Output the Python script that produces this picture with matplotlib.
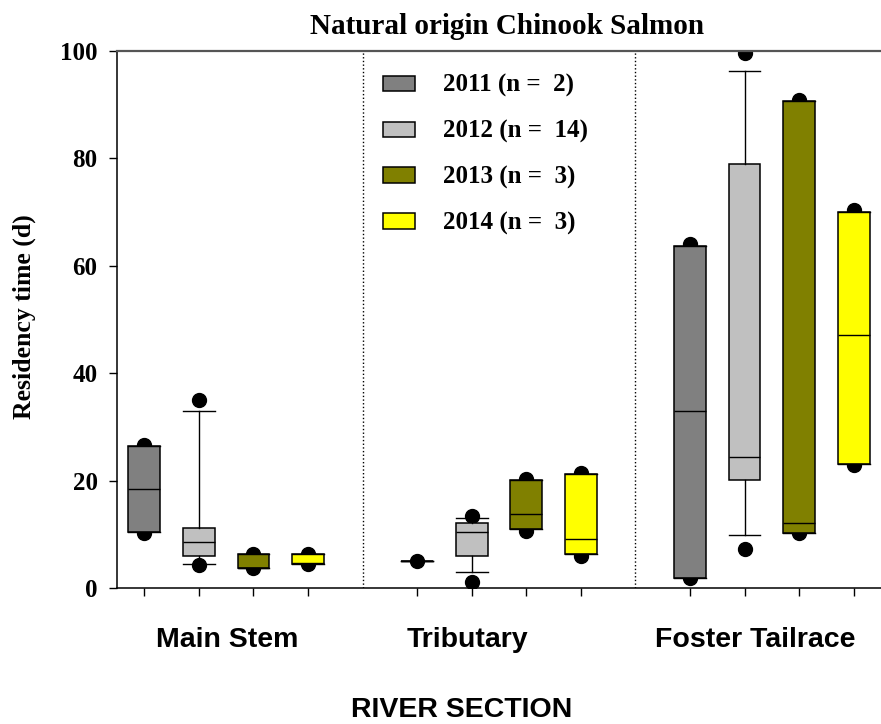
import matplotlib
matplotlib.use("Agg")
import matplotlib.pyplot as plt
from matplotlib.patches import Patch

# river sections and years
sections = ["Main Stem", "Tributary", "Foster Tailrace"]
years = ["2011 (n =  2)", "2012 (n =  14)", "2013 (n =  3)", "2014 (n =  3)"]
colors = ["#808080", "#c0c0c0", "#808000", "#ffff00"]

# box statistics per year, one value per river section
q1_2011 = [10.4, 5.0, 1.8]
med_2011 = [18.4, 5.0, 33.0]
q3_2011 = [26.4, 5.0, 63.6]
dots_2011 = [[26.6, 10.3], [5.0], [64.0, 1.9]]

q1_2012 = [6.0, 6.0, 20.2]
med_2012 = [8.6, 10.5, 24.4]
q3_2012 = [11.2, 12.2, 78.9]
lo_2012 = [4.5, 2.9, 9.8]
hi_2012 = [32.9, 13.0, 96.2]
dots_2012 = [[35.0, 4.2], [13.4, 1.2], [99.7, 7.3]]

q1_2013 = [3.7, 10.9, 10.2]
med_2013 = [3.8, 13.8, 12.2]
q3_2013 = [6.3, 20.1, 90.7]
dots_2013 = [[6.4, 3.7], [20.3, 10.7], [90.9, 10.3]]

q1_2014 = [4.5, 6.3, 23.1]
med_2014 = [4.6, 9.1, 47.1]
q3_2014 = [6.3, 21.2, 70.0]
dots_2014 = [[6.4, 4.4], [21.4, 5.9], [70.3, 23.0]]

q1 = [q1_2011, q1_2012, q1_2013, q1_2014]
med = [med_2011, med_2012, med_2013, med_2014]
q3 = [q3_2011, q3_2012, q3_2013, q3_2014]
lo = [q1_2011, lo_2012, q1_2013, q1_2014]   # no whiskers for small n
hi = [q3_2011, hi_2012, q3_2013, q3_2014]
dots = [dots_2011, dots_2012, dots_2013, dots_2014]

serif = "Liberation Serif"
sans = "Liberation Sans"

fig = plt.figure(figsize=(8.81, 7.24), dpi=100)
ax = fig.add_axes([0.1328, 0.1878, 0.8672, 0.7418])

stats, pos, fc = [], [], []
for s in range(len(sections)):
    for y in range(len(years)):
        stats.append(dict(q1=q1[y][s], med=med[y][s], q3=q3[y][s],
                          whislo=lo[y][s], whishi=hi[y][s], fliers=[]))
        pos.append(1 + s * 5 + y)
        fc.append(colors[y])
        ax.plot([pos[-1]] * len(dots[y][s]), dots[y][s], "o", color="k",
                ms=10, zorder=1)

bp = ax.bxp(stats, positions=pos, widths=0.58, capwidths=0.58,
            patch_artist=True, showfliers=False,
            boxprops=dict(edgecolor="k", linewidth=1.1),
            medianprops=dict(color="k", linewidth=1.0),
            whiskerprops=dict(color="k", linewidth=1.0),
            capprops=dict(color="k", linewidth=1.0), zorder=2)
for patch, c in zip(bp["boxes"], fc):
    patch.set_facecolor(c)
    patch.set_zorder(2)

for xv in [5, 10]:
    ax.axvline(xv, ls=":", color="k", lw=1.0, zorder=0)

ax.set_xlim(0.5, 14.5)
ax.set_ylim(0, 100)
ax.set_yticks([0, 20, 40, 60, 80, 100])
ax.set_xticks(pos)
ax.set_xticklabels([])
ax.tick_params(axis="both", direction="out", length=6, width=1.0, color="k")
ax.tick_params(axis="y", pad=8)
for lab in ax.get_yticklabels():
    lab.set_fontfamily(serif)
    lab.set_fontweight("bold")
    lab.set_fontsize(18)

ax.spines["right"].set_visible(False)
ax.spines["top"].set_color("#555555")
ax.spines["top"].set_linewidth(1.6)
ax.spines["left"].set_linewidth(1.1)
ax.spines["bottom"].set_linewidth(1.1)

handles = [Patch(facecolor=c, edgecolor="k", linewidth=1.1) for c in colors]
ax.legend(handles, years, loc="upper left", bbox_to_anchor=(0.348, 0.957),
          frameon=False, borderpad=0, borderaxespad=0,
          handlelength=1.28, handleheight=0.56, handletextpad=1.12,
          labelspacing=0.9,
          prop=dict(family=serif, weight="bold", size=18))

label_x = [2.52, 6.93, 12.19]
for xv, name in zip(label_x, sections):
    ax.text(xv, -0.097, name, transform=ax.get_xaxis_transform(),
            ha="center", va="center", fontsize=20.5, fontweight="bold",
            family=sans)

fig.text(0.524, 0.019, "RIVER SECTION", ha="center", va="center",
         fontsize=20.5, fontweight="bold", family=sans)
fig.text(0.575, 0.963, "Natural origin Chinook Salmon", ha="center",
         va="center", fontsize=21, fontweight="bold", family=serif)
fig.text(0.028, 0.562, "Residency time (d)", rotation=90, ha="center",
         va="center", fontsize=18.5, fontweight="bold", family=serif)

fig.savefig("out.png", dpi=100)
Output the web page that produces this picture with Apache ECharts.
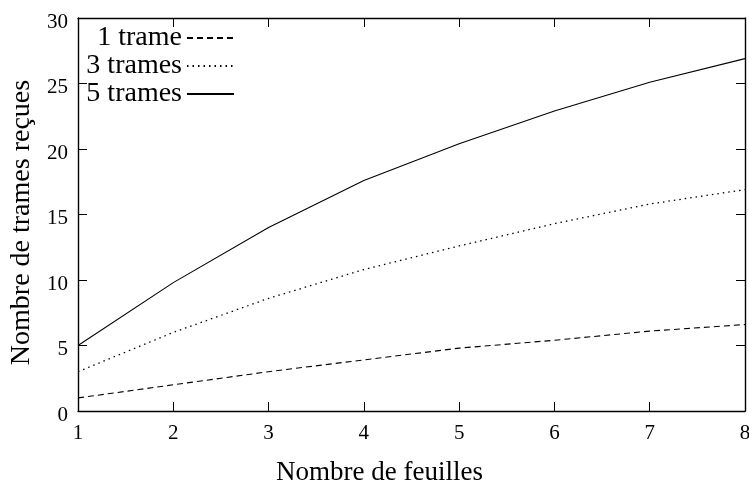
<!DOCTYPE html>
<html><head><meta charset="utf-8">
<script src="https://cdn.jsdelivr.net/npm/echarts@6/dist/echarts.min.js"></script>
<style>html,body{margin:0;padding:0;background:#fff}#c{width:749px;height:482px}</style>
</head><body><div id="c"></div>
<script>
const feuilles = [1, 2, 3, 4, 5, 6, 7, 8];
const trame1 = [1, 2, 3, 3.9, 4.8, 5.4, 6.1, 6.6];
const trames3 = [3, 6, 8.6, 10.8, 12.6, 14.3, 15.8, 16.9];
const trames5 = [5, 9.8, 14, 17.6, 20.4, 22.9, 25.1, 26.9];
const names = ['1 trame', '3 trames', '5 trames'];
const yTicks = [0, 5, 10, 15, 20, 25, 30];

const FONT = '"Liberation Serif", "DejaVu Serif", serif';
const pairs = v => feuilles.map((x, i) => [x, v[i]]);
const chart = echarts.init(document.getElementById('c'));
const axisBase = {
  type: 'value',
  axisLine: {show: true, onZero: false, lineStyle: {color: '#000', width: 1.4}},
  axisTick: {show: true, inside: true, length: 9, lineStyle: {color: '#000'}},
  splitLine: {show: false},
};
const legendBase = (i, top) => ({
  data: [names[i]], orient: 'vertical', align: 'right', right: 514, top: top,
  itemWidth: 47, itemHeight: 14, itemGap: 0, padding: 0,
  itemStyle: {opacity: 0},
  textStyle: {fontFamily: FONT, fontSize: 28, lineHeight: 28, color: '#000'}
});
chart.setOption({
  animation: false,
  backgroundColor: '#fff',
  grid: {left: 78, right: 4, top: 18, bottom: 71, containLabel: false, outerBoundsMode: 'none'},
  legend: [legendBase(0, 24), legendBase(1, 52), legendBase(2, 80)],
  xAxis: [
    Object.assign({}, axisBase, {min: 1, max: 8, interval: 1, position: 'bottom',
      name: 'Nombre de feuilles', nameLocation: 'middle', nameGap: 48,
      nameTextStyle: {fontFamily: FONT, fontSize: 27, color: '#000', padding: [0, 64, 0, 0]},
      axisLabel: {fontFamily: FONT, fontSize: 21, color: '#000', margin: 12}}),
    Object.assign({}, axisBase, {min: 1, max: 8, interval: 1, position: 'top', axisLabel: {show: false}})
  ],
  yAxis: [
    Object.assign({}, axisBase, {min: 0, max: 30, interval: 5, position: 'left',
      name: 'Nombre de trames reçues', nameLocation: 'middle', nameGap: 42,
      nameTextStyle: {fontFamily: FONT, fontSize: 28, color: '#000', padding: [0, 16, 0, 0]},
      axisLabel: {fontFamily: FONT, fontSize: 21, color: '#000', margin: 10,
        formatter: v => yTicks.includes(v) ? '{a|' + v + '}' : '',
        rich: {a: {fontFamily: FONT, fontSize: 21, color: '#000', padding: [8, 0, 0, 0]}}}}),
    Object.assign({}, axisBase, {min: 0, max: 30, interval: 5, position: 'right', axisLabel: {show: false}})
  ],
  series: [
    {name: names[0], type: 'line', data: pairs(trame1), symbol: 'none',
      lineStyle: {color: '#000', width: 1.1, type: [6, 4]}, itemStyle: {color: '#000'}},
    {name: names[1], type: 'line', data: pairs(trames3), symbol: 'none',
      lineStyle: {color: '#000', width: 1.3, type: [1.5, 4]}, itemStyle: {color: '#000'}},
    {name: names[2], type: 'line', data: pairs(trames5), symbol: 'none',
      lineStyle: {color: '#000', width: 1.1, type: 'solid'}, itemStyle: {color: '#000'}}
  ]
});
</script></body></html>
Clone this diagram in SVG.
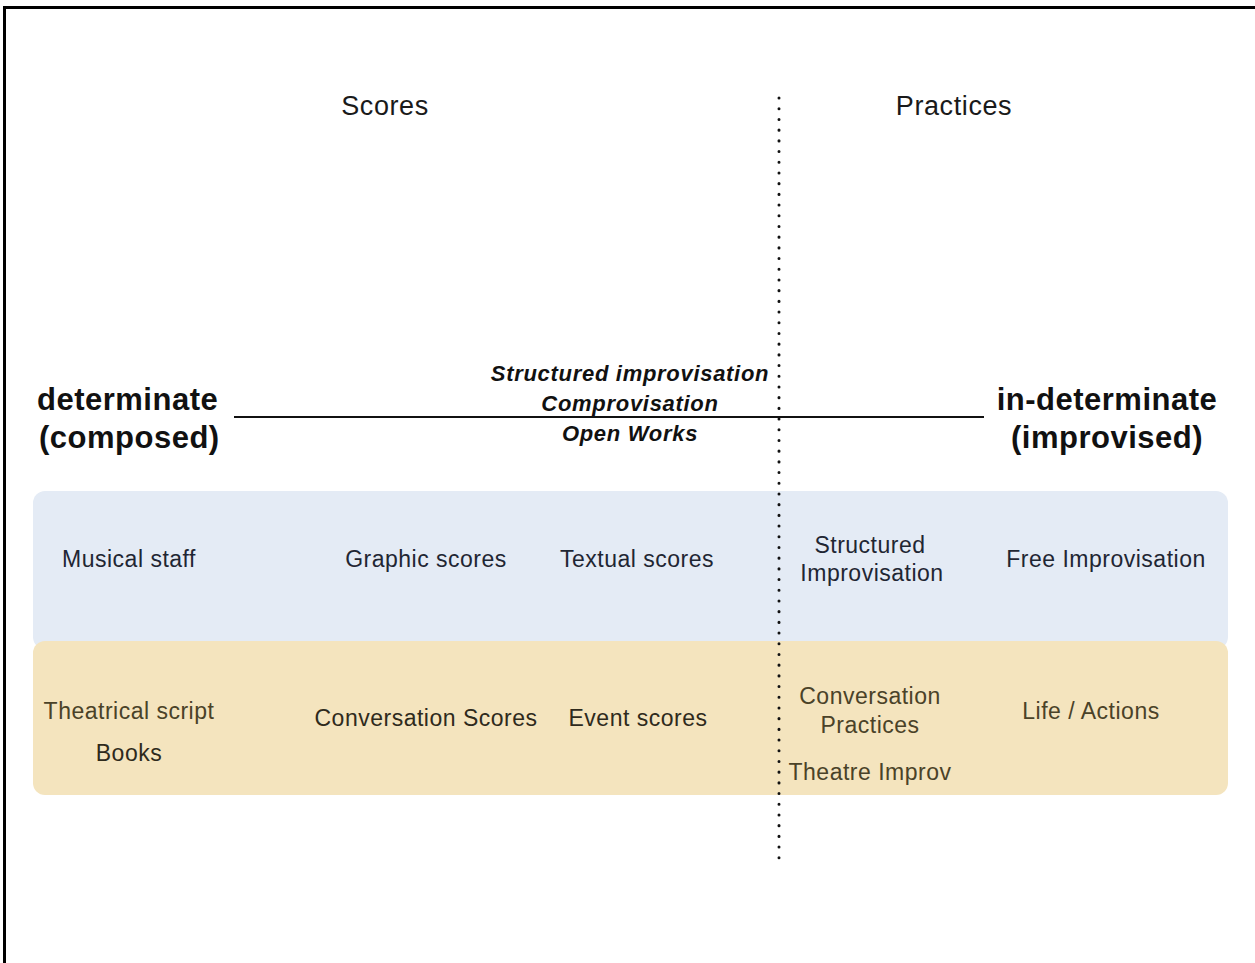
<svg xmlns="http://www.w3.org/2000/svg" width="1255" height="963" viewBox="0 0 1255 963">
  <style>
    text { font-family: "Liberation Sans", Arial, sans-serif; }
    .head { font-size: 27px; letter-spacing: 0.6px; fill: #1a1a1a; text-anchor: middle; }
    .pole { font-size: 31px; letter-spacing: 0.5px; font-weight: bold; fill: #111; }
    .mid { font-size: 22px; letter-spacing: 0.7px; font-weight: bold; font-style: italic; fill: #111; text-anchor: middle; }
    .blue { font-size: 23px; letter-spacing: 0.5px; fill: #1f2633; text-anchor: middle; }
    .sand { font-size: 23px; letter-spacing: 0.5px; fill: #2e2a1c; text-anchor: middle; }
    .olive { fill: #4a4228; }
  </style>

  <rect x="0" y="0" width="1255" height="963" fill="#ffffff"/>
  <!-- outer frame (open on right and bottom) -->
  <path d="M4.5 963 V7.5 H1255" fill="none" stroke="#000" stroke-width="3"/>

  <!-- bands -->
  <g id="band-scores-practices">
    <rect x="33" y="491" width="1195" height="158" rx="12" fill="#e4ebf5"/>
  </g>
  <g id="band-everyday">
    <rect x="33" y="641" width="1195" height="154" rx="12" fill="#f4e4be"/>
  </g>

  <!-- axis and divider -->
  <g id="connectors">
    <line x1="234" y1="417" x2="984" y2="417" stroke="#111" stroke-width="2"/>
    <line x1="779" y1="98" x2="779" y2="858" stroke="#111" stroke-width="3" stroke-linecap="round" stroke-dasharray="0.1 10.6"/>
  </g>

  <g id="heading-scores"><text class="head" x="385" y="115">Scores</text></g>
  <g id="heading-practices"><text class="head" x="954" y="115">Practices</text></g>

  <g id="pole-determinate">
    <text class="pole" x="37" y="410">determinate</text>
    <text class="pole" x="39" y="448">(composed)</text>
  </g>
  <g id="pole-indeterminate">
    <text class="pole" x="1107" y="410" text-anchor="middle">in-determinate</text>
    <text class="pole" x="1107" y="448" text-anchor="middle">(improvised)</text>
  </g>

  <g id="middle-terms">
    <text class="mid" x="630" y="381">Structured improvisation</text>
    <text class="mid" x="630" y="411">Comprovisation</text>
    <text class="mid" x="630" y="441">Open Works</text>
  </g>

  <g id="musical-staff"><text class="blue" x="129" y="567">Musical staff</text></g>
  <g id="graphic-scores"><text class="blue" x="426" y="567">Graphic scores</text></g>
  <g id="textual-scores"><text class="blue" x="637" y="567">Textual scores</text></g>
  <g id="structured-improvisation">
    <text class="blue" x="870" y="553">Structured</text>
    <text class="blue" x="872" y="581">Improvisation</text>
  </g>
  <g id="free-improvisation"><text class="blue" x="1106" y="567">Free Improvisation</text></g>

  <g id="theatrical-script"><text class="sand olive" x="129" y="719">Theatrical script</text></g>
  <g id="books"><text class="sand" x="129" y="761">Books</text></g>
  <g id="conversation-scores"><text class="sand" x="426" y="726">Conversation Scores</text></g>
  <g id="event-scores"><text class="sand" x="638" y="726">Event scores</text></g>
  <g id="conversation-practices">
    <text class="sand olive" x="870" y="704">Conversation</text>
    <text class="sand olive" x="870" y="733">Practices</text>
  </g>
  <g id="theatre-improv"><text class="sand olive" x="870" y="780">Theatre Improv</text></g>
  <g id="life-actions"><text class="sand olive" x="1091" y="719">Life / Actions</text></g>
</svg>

____________

§ **Exercise brief**
Scan the listing above. Collect all lines with the word "matplotlib".

§ **In response**
Output the Python script that produces this picture with matplotlib.
import matplotlib
matplotlib.use("Agg")
import matplotlib.pyplot as plt
from matplotlib.patches import Patch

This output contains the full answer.